Am I crazy, or does the subject of this post miss the point completely?

Wasn't the whole point of this article the fact that the writer WASN'T an engineer, but that he intimately learned the product he was marketing, and that was what people wanted?

I think the point here is that the good marketers are the people who can crossover from one part of the office to the next. An engineer with no social skills will do no better than a marketer with no technical knowledge-- you need both. This article happened to be about a marketer who crossed over, not the other way around.


My takeaway was that it's that it's easier for an engineer to pick up the necessary marketing skills to sell to other engineers, rather than a business person picking up the necessary engineering skills. (Assuming that these engineers already have the necessary social skills)


An engineer with no social skills will do no better than a marketer with no technical knowledge

Edward Bernays (creator of PR and creator of Freud (the product)) might be the best marketing engineer and he hated social events and large groups of people but he understood them and how to manipulate them.

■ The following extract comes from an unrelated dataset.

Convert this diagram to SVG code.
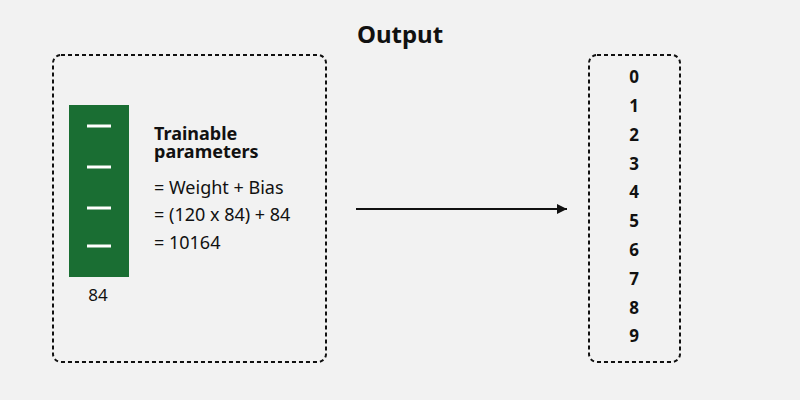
<svg xmlns="http://www.w3.org/2000/svg" width="800" height="400" viewBox="0 0 800 400">
<defs>
<style>
.t{font-family:"Noto Sans","Open Sans","DejaVu Sans",sans-serif;fill:#111}
.b{font-weight:bold}
.box{fill:none;stroke:#111;stroke-width:2;stroke-dasharray:4 3}
.dash{stroke:#fff;stroke-width:3}
.d{font-family:"Noto Sans","Open Sans","DejaVu Sans",sans-serif;font-weight:bold;font-size:17px;fill:#111;text-anchor:middle}
</style>
<marker id="ah" viewBox="0 0 10 10" refX="10" refY="5" markerWidth="10" markerHeight="10" markerUnits="userSpaceOnUse" orient="auto">
<path d="M0,0 L10,5 L0,10 z" fill="#111"/>
</marker>
</defs>
<rect width="800" height="400" fill="#f2f2f2"/>
<text class="t b" x="400" y="43" font-size="24" text-anchor="middle">Output</text>
<g id="layer">
<rect class="box" x="53" y="55" width="273" height="307" rx="8"/>
<rect x="69" y="105" width="60" height="172" fill="#1a6e33"/>
<line class="dash" x1="87" y1="126" x2="111" y2="126"/>
<line class="dash" x1="87" y1="167" x2="111" y2="167"/>
<line class="dash" x1="87" y1="208" x2="111" y2="208"/>
<line class="dash" x1="87" y1="246" x2="111" y2="246"/>
<text class="t" x="98" y="301" font-size="17" text-anchor="middle">84</text>
<text class="t b" x="154" y="140" font-size="18"><tspan x="154" y="140">Trainable</tspan><tspan x="154" y="158">parameters</tspan></text>
<text class="t" x="154" y="194" font-size="18">= Weight + Bias</text>
<text class="t" x="154" y="221" font-size="18">= (120 x 84) + 84</text>
<text class="t" x="154" y="249" font-size="18">= 10164</text>
</g>
<g id="connectors">
<line x1="356" y1="209" x2="567" y2="209" stroke="#111" stroke-width="2" marker-end="url(#ah)"/>
</g>
<g id="output">
<rect class="box" x="589" y="55" width="91" height="307" rx="8"/>
<text class="d" x="634" y="83">0</text>
<text class="d" x="634" y="112">1</text>
<text class="d" x="634" y="141">2</text>
<text class="d" x="634" y="170">3</text>
<text class="d" x="634" y="198">4</text>
<text class="d" x="634" y="227">5</text>
<text class="d" x="634" y="256">6</text>
<text class="d" x="634" y="285">7</text>
<text class="d" x="634" y="314">8</text>
<text class="d" x="634" y="342">9</text>
</g>
</svg>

Engineers understand systems. When you realize that the best marketing is by learning the natural way that humans think and act individually or in a group then you are a good marketer no matter, fumbling bumbling idiot in social situations but knower of human ways.


That's why there's a whole profession called "Marketing Engineer" and another called "Sales Engineer" both of whom earn a lot more than the normal marketing and sales people.


both of whom earn a lot more than the normal marketing and sales people

Not true. Good sales people earn a lot of money. In a lot of companies sales folks earn more than the management team.


If we were going to make a comparison, we would have to use expected or median pay. People in sales tend to have large variance on their paychecks.


Which is why I said Good sales people :-)


I've been really enjoying this series on marketing. I hate to go off-topic, but does anyone recommend his book The Four Steps to the Epiphany?


Lots of people do:

http://www.startuplessonslearned.com/2008/09/lean-startup.ht...

http://groups.google.com/group/lean-startup-circle

and many, many more. I've probably seen 15 positive reviews of it on blogs I read.


I picked up a copy of his book on the recommendation of someone here at HN. Many of the stories on his blog are in the book also. It's definitely a worthwhile read, full of insights and examples, especially great for someone working with or creating a startup.


Yes. It helps if you are working for or plan to start a startup/early stage company. A lot, but not all, can be applied to a new product in an established company.